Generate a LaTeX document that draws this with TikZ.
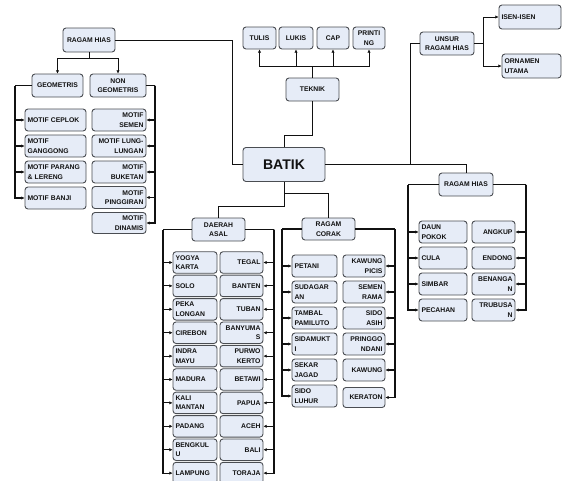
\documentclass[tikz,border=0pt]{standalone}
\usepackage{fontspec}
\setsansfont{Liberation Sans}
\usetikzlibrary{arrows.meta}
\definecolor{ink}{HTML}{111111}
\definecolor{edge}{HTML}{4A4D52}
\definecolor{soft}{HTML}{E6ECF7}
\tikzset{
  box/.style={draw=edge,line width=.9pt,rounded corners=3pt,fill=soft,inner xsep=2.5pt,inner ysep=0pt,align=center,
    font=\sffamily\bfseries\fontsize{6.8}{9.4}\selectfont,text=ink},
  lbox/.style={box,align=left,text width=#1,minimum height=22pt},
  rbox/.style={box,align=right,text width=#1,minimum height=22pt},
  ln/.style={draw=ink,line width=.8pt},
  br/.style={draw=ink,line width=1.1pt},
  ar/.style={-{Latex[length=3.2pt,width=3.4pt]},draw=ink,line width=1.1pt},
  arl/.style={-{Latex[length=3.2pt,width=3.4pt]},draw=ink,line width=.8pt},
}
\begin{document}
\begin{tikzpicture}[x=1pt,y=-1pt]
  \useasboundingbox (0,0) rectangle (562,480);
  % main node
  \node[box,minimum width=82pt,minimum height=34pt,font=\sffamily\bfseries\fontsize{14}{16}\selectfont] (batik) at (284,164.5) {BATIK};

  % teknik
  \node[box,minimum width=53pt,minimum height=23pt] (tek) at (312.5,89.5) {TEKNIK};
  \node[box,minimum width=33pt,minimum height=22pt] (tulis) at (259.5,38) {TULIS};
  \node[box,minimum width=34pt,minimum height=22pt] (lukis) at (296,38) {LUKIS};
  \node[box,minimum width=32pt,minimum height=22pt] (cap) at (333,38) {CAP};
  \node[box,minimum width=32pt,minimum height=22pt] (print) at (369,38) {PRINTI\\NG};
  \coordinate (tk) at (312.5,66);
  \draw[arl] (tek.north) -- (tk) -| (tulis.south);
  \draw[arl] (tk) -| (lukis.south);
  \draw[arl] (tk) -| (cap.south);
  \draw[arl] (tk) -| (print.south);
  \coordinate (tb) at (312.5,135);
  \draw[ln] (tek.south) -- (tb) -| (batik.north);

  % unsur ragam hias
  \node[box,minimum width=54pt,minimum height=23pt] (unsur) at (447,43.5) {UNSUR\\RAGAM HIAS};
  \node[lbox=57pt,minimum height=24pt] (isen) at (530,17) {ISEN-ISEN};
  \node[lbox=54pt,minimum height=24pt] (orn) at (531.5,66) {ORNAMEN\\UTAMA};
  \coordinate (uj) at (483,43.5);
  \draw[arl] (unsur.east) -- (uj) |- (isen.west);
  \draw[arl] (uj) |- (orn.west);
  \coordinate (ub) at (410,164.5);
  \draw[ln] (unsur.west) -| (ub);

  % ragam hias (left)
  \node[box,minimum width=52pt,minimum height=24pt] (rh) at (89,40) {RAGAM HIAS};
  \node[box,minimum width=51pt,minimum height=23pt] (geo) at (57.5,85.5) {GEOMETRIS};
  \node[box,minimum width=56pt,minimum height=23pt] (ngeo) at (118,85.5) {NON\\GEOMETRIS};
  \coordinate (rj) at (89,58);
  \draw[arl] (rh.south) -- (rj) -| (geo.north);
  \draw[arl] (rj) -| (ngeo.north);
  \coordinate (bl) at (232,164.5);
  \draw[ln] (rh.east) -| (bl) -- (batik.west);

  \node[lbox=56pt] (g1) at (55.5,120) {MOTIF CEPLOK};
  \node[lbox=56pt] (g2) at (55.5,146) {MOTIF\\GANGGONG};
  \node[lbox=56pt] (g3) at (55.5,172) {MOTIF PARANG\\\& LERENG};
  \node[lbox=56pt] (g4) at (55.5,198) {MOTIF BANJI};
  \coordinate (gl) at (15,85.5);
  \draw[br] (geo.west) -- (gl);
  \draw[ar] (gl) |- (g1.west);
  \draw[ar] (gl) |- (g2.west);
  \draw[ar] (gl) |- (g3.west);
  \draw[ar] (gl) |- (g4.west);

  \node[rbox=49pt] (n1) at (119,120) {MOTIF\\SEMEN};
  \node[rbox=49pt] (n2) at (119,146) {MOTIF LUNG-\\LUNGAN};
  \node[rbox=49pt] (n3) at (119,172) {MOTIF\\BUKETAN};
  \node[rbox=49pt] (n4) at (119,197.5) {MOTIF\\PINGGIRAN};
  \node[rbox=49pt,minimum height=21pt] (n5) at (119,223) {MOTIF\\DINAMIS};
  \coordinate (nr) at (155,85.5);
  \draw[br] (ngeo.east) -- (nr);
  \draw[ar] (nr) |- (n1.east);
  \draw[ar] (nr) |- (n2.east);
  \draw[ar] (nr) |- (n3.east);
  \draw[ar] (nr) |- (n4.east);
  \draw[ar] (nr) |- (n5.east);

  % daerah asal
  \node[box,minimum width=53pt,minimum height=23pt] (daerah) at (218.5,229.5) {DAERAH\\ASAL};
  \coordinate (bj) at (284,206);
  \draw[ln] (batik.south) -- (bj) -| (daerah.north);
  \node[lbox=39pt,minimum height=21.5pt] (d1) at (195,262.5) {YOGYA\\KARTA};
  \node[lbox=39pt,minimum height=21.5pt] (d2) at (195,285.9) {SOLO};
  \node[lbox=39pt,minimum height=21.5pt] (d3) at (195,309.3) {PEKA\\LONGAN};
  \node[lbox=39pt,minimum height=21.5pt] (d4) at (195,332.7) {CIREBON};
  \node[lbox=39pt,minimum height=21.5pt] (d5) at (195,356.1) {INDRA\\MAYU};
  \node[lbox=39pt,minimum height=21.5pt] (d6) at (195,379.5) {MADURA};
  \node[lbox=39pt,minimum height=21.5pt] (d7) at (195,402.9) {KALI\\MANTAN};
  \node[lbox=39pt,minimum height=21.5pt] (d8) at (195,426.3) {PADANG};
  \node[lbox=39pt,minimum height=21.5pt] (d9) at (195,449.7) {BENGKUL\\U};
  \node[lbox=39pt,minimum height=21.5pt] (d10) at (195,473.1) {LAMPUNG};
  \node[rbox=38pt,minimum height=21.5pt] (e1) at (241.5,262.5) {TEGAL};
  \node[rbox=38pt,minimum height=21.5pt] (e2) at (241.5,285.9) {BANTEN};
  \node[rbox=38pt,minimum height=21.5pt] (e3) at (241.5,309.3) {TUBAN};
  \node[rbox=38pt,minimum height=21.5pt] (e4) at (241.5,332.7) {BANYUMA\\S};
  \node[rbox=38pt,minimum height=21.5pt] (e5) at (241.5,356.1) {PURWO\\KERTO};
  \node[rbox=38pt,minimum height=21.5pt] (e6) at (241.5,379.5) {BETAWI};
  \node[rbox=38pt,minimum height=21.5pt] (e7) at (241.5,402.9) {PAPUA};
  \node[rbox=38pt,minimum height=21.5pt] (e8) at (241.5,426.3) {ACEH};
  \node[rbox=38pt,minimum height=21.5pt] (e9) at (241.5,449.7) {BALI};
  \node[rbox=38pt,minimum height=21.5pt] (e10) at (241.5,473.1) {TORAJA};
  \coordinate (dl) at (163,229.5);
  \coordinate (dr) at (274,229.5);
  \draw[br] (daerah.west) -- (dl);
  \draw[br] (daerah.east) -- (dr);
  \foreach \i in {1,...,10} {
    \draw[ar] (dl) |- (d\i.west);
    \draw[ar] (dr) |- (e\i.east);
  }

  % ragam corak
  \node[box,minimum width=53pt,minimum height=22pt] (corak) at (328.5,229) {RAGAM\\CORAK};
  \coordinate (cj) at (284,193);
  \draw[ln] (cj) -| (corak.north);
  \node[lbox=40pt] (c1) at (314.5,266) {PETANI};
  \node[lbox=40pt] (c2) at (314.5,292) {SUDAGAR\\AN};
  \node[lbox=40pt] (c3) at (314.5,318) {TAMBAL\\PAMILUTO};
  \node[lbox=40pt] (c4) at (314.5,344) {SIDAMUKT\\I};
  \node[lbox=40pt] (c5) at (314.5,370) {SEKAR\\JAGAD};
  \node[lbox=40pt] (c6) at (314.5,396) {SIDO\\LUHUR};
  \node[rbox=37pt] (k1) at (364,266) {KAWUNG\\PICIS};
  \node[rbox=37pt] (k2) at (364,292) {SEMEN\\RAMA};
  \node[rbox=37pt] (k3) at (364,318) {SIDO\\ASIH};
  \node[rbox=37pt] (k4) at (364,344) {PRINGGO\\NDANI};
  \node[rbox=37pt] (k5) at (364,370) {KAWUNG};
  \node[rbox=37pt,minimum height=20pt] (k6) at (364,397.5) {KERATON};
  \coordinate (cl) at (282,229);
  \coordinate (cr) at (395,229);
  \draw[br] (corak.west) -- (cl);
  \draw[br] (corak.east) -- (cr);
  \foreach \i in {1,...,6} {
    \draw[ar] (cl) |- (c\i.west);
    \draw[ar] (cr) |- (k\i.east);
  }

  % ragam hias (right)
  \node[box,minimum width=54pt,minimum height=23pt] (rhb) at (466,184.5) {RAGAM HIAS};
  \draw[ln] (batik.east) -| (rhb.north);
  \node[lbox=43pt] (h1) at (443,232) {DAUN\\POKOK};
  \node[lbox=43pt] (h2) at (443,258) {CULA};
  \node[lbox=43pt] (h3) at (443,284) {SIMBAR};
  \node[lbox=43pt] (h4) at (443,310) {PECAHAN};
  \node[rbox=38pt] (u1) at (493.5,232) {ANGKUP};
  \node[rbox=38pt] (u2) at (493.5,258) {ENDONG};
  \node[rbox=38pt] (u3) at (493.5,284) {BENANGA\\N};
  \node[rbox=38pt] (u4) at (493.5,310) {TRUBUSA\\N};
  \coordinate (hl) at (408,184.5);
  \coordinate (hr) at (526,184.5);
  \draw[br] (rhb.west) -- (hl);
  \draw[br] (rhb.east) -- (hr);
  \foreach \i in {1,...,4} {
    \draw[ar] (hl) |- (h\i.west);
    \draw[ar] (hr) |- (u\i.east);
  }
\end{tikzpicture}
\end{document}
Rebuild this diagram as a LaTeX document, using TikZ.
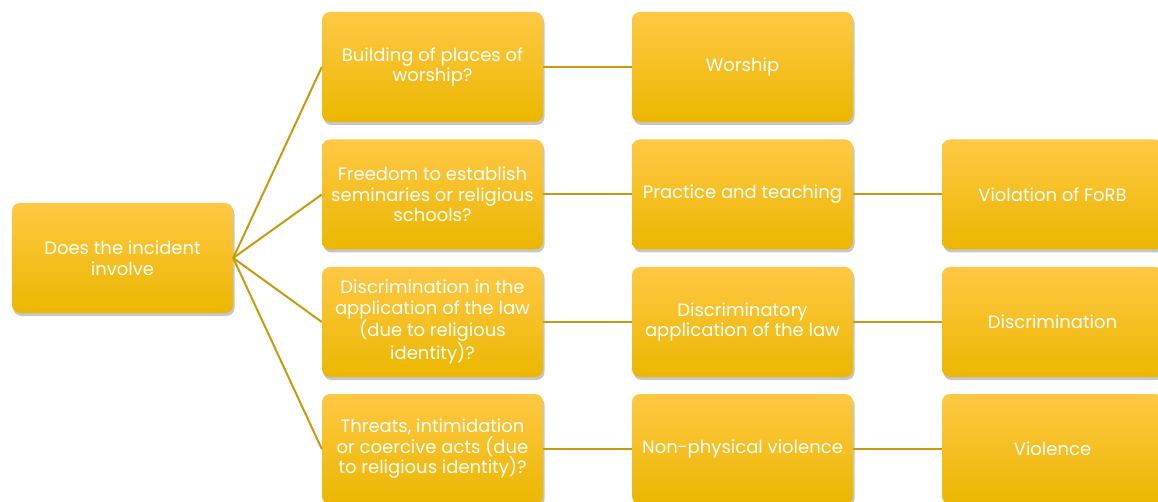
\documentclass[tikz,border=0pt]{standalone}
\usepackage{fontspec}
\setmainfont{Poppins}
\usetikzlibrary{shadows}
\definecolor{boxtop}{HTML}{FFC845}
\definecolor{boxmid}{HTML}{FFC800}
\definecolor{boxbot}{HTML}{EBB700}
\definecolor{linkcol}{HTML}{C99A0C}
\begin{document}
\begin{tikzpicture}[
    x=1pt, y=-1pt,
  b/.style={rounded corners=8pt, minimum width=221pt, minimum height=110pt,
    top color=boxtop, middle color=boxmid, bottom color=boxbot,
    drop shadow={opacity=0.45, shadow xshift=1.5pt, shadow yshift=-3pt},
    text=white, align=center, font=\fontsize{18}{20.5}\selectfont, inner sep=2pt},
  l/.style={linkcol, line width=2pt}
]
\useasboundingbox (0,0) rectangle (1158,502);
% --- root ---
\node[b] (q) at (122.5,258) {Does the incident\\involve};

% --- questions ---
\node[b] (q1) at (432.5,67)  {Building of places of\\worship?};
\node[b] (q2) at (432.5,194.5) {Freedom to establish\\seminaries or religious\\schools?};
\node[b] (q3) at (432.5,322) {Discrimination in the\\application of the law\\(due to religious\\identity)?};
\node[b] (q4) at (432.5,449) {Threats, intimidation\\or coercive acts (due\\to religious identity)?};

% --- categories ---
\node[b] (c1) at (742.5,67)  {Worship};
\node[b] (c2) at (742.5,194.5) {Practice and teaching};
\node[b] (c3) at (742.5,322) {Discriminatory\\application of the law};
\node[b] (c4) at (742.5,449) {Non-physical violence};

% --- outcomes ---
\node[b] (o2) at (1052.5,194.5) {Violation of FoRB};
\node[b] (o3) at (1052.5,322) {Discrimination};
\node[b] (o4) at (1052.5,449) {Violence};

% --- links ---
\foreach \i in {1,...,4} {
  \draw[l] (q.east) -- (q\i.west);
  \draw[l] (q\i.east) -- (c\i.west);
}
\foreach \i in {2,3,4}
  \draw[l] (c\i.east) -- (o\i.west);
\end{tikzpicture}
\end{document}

**PROBLEM:**
Between the line with "Rebuild this diagram" and the line with "(q4) at (432.5,449)", ends included, lies the span to copy exactly; copy nothing else and leave out the pictures.

**COMPLETE OUTPUT:**
Rebuild this diagram as a LaTeX document, using TikZ.
\documentclass[tikz,border=0pt]{standalone}
\usepackage{fontspec}
\setmainfont{Poppins}
\usetikzlibrary{shadows}
\definecolor{boxtop}{HTML}{FFC845}
\definecolor{boxmid}{HTML}{FFC800}
\definecolor{boxbot}{HTML}{EBB700}
\definecolor{linkcol}{HTML}{C99A0C}
\begin{document}
\begin{tikzpicture}[
    x=1pt, y=-1pt,
  b/.style={rounded corners=8pt, minimum width=221pt, minimum height=110pt,
    top color=boxtop, middle color=boxmid, bottom color=boxbot,
    drop shadow={opacity=0.45, shadow xshift=1.5pt, shadow yshift=-3pt},
    text=white, align=center, font=\fontsize{18}{20.5}\selectfont, inner sep=2pt},
  l/.style={linkcol, line width=2pt}
]
\useasboundingbox (0,0) rectangle (1158,502);
% --- root ---
\node[b] (q) at (122.5,258) {Does the incident\\involve};

% --- questions ---
\node[b] (q1) at (432.5,67)  {Building of places of\\worship?};
\node[b] (q2) at (432.5,194.5) {Freedom to establish\\seminaries or religious\\schools?};
\node[b] (q3) at (432.5,322) {Discrimination in the\\application of the law\\(due to religious\\identity)?};
\node[b] (q4) at (432.5,449) {Threats, intimidation\\or coercive acts (due\\to religious identity)?};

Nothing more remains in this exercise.